The Exchange Offer will expire at 11:59 p.m., New York City time, on September 6, 2012, unless extended (as such time and date may be extended, the "Expiration Date") or earlier terminated by the Company. Subject to the limitations discussed herein and the Offering Memorandum (defined below), holders of 2013 Notes who validly tender, and do not validly withdraw, their 2013 Notes on or prior to the Expiration Date will receive for each $1,000.00 principal amount of 2013 Convertible Notes purchased in the tender offer (i) $1,000.00 principal amount of New Notes (up to an aggregate of approximately $52.0 million) and (ii) 288 shares of Common Stock, together with any additional amounts for accrued and unpaid interest to, and including, the settlement date. Tenders of 2013 Notes must be made on or prior to the Expiration Date, and tendered 2013 Notes may be withdrawn at any time on or prior to the Expiration Date.

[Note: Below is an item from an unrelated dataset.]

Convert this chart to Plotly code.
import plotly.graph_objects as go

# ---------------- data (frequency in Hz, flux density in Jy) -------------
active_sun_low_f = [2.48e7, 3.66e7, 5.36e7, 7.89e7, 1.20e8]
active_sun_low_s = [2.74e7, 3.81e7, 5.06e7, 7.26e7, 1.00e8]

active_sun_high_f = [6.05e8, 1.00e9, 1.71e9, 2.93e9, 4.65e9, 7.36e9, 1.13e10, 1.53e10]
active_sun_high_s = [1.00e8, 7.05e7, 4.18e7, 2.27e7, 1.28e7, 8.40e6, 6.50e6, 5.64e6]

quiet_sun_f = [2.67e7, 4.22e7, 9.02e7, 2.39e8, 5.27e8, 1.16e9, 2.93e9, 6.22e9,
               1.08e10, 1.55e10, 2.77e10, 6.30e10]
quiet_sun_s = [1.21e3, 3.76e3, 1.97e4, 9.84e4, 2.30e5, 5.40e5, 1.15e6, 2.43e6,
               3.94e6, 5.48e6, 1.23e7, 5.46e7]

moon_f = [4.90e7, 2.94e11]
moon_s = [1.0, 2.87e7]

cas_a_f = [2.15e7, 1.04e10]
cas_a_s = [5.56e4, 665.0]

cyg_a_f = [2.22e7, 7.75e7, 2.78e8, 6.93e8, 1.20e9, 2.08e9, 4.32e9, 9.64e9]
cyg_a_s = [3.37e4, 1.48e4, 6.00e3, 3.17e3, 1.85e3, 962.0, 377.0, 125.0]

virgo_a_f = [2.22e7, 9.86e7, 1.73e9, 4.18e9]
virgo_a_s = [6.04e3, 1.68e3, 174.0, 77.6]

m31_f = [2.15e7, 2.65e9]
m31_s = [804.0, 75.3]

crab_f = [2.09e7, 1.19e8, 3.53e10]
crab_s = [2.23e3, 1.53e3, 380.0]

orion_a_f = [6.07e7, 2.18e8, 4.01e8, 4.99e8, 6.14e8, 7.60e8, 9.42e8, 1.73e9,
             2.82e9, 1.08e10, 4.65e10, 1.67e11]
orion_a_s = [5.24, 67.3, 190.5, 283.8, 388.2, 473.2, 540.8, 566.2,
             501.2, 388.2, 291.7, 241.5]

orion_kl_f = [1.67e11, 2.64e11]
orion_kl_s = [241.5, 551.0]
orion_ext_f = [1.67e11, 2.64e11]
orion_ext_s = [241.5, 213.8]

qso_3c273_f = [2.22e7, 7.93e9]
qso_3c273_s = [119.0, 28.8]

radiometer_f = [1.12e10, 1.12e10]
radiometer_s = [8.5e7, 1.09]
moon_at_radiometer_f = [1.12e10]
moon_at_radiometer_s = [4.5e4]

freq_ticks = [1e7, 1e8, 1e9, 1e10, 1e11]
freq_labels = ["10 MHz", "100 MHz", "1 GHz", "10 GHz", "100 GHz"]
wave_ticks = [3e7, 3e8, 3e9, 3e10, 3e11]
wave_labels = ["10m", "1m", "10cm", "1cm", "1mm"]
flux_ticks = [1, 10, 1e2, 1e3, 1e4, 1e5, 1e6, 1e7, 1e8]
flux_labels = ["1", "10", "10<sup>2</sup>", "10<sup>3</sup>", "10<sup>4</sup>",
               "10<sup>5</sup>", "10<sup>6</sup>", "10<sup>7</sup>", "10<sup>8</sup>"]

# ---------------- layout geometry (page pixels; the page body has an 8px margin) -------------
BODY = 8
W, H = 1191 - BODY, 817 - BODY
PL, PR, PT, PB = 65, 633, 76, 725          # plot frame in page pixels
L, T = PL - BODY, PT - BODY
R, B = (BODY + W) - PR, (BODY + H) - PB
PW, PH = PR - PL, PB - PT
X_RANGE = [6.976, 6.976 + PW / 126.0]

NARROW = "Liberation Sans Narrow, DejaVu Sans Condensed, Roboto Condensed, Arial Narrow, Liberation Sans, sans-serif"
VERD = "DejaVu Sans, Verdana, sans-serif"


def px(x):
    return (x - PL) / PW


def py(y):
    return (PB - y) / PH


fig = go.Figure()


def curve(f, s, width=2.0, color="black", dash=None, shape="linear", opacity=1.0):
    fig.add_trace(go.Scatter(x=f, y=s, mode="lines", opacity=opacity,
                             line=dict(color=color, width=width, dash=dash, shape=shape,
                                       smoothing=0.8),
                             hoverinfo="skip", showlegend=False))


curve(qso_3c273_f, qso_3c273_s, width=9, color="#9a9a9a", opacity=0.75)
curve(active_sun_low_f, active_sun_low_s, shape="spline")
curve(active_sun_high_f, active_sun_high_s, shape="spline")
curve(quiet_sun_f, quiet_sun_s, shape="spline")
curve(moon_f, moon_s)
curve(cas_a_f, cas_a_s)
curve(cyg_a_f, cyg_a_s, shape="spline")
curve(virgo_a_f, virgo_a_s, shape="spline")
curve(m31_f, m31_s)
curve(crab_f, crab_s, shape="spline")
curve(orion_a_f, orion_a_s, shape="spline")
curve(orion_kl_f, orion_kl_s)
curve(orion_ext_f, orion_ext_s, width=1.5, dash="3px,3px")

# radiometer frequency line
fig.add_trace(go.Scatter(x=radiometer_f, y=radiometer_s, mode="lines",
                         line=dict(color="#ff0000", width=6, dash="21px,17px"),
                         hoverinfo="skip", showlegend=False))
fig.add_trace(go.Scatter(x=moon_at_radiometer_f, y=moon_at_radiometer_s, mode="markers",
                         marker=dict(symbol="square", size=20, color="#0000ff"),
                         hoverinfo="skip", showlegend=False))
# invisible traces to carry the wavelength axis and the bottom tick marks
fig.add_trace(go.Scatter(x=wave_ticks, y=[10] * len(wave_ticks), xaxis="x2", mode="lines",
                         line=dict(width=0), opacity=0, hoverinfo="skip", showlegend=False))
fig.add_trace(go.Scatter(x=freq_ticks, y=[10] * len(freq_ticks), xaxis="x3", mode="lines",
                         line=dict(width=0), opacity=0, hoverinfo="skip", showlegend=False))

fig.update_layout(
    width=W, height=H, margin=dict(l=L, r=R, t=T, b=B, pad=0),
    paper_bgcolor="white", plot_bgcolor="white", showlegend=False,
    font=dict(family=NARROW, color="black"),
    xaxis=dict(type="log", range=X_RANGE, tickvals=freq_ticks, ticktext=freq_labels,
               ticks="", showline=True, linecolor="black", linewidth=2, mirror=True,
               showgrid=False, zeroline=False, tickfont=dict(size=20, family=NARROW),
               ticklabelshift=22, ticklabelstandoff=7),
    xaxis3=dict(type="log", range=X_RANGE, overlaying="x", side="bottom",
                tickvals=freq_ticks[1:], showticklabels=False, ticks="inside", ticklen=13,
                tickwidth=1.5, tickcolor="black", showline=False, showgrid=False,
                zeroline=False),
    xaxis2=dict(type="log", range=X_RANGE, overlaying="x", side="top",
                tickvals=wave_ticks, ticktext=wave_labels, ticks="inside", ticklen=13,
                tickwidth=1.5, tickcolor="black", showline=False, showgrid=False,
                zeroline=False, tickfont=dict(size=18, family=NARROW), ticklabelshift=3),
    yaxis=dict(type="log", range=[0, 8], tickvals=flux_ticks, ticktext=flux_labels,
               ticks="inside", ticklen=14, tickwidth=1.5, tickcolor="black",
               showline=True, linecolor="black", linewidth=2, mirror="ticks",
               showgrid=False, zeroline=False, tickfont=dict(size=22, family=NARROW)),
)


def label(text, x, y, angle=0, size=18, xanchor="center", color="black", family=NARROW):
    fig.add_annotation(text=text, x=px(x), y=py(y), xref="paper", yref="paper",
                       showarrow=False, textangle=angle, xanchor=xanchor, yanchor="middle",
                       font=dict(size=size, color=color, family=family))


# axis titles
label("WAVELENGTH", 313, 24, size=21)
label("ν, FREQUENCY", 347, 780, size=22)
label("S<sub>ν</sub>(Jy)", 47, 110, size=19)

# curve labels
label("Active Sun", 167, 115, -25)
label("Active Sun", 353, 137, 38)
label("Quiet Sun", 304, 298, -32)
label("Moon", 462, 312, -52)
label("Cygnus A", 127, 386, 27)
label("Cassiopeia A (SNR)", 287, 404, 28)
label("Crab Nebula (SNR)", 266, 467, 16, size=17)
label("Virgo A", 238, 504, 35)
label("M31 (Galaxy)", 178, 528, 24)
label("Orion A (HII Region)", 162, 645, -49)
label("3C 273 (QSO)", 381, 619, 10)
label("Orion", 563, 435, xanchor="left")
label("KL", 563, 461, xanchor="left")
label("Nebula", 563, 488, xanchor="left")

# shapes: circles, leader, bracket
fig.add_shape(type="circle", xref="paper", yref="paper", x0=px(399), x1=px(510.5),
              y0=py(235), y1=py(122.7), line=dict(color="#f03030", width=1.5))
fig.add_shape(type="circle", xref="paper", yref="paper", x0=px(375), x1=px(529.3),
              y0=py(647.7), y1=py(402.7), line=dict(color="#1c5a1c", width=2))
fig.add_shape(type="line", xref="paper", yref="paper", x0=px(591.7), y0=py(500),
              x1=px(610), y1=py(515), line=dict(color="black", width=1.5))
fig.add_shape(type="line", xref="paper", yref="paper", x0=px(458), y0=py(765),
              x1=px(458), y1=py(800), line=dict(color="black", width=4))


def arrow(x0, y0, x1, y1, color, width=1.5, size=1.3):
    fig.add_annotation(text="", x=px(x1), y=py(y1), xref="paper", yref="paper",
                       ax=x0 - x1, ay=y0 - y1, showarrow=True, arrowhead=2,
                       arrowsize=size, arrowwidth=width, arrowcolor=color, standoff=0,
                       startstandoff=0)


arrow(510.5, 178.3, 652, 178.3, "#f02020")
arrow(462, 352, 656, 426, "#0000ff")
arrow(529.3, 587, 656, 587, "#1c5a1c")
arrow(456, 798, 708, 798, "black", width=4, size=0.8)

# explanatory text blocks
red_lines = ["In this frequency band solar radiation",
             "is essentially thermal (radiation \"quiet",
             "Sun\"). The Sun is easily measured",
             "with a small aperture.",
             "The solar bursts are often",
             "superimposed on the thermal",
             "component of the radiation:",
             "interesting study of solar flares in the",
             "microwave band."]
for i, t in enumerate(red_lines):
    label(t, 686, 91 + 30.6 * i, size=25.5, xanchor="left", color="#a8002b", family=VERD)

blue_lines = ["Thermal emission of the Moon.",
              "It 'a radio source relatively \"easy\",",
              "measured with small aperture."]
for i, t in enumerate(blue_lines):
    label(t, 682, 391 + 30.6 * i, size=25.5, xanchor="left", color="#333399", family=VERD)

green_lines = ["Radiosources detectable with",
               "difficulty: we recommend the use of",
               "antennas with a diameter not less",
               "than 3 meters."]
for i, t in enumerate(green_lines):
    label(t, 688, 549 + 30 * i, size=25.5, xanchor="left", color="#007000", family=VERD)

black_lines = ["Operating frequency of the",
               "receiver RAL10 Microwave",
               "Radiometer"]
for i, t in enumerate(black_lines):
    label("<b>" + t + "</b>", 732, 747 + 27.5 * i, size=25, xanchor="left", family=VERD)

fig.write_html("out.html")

Subject to the limitations discussed herein and the Offering Memorandum, holders of 2015 Notes who validly tender, and do not validly withdraw, their 2015 Notes on or prior to the Expiration Date, and whose notes are accepted in the Exchange Offer, will receive for each $1,000.00 principal amount of 2015 Notes purchased in the tender offer $700.00 aggregate principal amount of Note Notes (subject to rounding as set forth above), together with any additional amounts for accrued and unpaid interest to, and including, the settlement date. Tenders of 2015 Notes must be made on or prior to the Expiration Date, and tendered 2015 Notes may be withdrawn at any time on or prior to the Expiration Date.

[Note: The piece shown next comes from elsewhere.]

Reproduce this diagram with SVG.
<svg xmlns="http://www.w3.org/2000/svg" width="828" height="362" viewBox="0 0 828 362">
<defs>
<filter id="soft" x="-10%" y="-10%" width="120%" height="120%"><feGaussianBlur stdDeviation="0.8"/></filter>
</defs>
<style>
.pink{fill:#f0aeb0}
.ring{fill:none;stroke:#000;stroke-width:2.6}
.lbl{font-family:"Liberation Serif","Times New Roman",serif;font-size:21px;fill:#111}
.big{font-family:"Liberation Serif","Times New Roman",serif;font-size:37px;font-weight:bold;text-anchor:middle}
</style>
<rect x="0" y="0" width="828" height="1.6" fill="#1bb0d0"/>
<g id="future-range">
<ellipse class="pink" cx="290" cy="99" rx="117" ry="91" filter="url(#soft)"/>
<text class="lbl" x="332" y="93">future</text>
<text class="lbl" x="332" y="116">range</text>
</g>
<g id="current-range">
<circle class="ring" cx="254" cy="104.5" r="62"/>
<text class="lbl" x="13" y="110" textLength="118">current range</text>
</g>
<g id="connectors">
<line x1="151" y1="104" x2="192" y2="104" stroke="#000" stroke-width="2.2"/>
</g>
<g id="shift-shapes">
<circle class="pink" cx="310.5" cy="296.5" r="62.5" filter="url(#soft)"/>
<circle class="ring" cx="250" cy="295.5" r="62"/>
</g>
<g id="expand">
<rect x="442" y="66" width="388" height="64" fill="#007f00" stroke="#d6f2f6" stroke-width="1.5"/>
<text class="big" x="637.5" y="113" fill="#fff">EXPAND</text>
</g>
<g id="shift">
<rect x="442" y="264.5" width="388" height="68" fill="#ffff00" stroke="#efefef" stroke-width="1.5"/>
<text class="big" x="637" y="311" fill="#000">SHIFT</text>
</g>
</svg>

The Exchange Offers are subject to the satisfaction or waiver of certain conditions set forth in the Offering Memorandum, dated August 9, 2012 (the "Offering Memorandum"), including but not limited to a minimum tender condition. Subject to applicable law, the Company may amend, extend or waive conditions to, or terminate, the Exchange Offers.

Full details of the terms and conditions of the Exchange Offers are described in the Offering Memorandum and the Letter of Transmittal for each of the 2013 Notes and the 2015 Notes, which are being sent to the respective holders of the Convertible Notes. GMXR will file today a Tender Offer Statement on Schedule TO, together with the Offering Memorandum and related Letters of Transmittal that are exhibits to the Tender Offer Statement on Schedule TO, with the Securities and Exchange Commission ("SEC"). Each such document, as well as any amendments, supplements or additional exhibits thereto, will be available when filed by GMXR, free of charge, from the SEC's website at www.sec.gov. Holders of Convertible Notes are encouraged to read these documents, as they contain important information regarding the tender offer.

Requests for the Offering Memorandum and other documents relating to the Exchange Offers may be directed to Global Bondholder Services Corporation, the information agent for the Exchange Offers, at (212) 430-3774 (for banks and brokers only) or (866) 804-2200 (for all others).

None of GMXR, the information agent or the depositary makes any recommendation as to whether holders should tender their Convertible Notes pursuant to the Exchange Offers. Each holder must make its own decision as to whether to tender its Convertible Notes and, if so, the principal amount of the Convertible Notes to be tendered.

This press release is for informational purposes only and is neither an offer to buy nor a solicitation of an offer to sell the Convertible Notes or any other securities of GMXR.

The Exchange Offer are being made pursuant to an exemption from registration under Section 3(a)(9) of the Securities Act of 1933. The Exchange Offers are only being made pursuant to the Offering Memorandum and the related Letters of Transmittal. The Exchange Offers are not being made to holders of Convertible Notes in any jurisdiction in which the making or acceptance thereof would not be in compliance with the securities, blue sky or other laws of such jurisdiction.